FORMER Oxford Mail and Daily Telegraph journalist Mark Stanway has died aged 61.

Mark Stanway worked as a journalist for 41 years including 20 years on the Daily Telegraph where he eventually became chief sub-editor of the Comments page.

He worked on newspapers across the world spending time in Cyprus, Bangkok, Hong Kong and latterly as the editor of an expat paper in France.

His sister Karen Brogan said he loved to socialise, had a wide circle of friends and a passion for reading and history.

Mark Colin Stanway was born in Leek, Staffordshire, on August 1, 1955, the son of Elvine (nee Clowes) and Colin Stanway, an engineer and partner in a firm manufacturing bespoke electric motors at a factory in Stoke-on-Trent.

He enjoyed a relatively privileged upbringing attending primary school in Leek and prep schools in Cheshire before his parents sent him to Winchester College an independent boys school in Hampshire.

On leaving school he returned to Leek and was taken on by the market town’s Post and Times newspaper where his career in journalism began.

He reported for the Congleton Chronicle and then the Macclesfield Advertiser before moving to the Evening Gazette in Blackpool and then the Yorkshire Evening Press, as a sub editor.

In his early 30s he moved to Nicosia in Cyprus where he helped produced the English-speaking Cyprus Mail newspaper before moving back to England at the Burton Mail.

He joined the Oxford Mail in 1989 where he worked as production editor before joining the Daily Telegraph.

In 1995 he started a paper in Bangkok and his adventures also took him to Hong Kong before returned to a staff job at the Daily Telegraph.

When the paper moved from Canary Wharf, Mark realised he could live in Oxford and commute on the Oxford Tube, so he returned to his beloved city and rented a flat in Summertown.

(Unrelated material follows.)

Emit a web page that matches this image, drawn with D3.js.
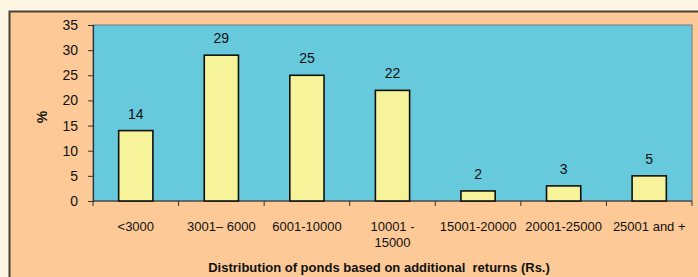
<!DOCTYPE html>
<html lang="en">
<head>
<meta charset="UTF-8">
<title>Distribution of ponds</title>
<script src="https://d3js.org/d3.v7.min.js"></script>
<style>
body { margin: 0; background: #fdf6e2; }
text { font-family: "Liberation Sans", Arial, sans-serif; fill: #111; }
</style>
</head>
<body>
<script>
// data
var categories = ["<3000", "3001\u2013 6000", "6001-10000", "10001 -\n15000", "15001-20000", "20001-25000", "25001 and +"];
var percents = [14, 29, 25, 22, 2, 3, 5];
var yTicks = [0, 5, 10, 15, 20, 25, 30, 35];

var width = 698, height = 277;
var plot = {left: 93, right: 692, top: 25, bottom: 201};

var svg = d3.select("body").append("svg")
  .attr("width", width)
  .attr("height", height);

// outer peach panel
svg.append("rect")
  .attr("x", 9).attr("y", 11.5)
  .attr("width", width - 9).attr("height", height - 11.5)
  .style("fill", "#fdc997");
svg.append("path")
  .attr("d", "M9.5," + height + "V11.5H" + width)
  .style("fill", "none")
  .style("stroke", "#4a4038")
  .style("stroke-width", 2);

// plot area
svg.append("rect")
  .attr("x", plot.left).attr("y", plot.top)
  .attr("width", plot.right - plot.left).attr("height", plot.bottom - plot.top)
  .style("fill", "#67c9dc")
  .style("stroke", "#7a8a8e")
  .style("stroke-width", 1.2);

var x = d3.scaleBand()
  .domain(categories)
  .range([plot.left, plot.right])
  .paddingInner(0.6)
  .paddingOuter(0.3);

var y = d3.scaleLinear()
  .domain([0, 35])
  .range([plot.bottom, plot.top]);

// y axis
var yAxis = svg.append("g")
  .attr("transform", "translate(" + plot.left + ",0)")
  .call(d3.axisLeft(y).tickValues(yTicks).tickSize(5).tickPadding(10));
yAxis.select(".domain").style("stroke", "#333").style("stroke-width", 1.2);
yAxis.selectAll(".tick line").style("stroke", "#333");
yAxis.selectAll("text")
  .style("font-size", "14px")
  .style("font-family", "'Liberation Sans', Arial, sans-serif")
  .style("fill", "#111");

// x axis: ticks on category boundaries
var step = x.step();
var boundaries = d3.range(categories.length + 1).map(function(i) { return plot.left + i * step; });
svg.append("line")
  .attr("x1", plot.left).attr("x2", plot.right)
  .attr("y1", plot.bottom).attr("y2", plot.bottom)
  .style("stroke", "#333").style("stroke-width", 1.2);
svg.selectAll(".xtick")
  .data(boundaries)
  .enter().append("line")
  .attr("class", "xtick")
  .attr("x1", function(d) { return d; }).attr("x2", function(d) { return d; })
  .attr("y1", plot.bottom).attr("y2", plot.bottom + 5)
  .style("stroke", "#333");

var xLabels = svg.selectAll(".xlabel")
  .data(categories)
  .enter().append("text")
  .attr("class", "xlabel")
  .attr("text-anchor", "middle")
  .style("font-size", "13px")
  .attr("transform", function(d) { return "translate(" + (x(d) + x.bandwidth() / 2) + ",230.5)"; });
xLabels.selectAll("tspan")
  .data(function(d) { return d.split("\n"); })
  .enter().append("tspan")
  .attr("x", 0)
  .attr("dy", function(d, i) { return i ? 16 : 0; })
  .text(function(d) { return d; });

// bars
svg.selectAll(".bar")
  .data(percents)
  .enter().append("rect")
  .attr("class", "bar")
  .attr("x", function(d, i) { return x(categories[i]); })
  .attr("y", function(d) { return y(d); })
  .attr("width", x.bandwidth())
  .attr("height", function(d) { return y(0) - y(d); })
  .style("fill", "#f6f39b")
  .style("stroke", "#111")
  .style("stroke-width", 1.6);

svg.selectAll(".val")
  .data(percents)
  .enter().append("text")
  .attr("class", "val")
  .attr("text-anchor", "middle")
  .attr("x", function(d, i) { return x(categories[i]) + x.bandwidth() / 2; })
  .attr("y", function(d) { return y(d) - 12; })
  .style("font-size", "14px")
  .text(function(d) { return d; });

// axis titles
svg.append("text")
  .attr("transform", "translate(47,117) rotate(-90)")
  .attr("text-anchor", "middle")
  .style("font-size", "14px")
  .style("font-weight", "bold")
  .text("%");

svg.append("text")
  .attr("x", 379).attr("y", 271.5)
  .attr("text-anchor", "middle")
  .style("font-size", "13px")
  .style("font-weight", "bold")
  .attr("xml:space", "preserve")
  .text("Distribution of ponds based on additional  returns (Rs.)");
</script>
</body>
</html>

In 2010 - after being made redundant - he moved to France living in Nice and Castres - take up the position of editor for the 'Connexion', an expat paper.

He then moved back to Oxford, to live in Wolvercote, in 2014 and worked at The Observer until a few months before his death.

A keen Stoke City FC supporter, Mark spoke fluent French and enjoyed his time in France and his sister Karen said he was appalled at the outcome of the referendum earlier this year.

He died on October 1 of complications arising from cardiovascular disease, a condition which nervous system and touch sensations to progressively deteriorate.

Mark is survived by his sisters, Karen and Lorna, nephew, Thomas, and god-daughter, Roisin.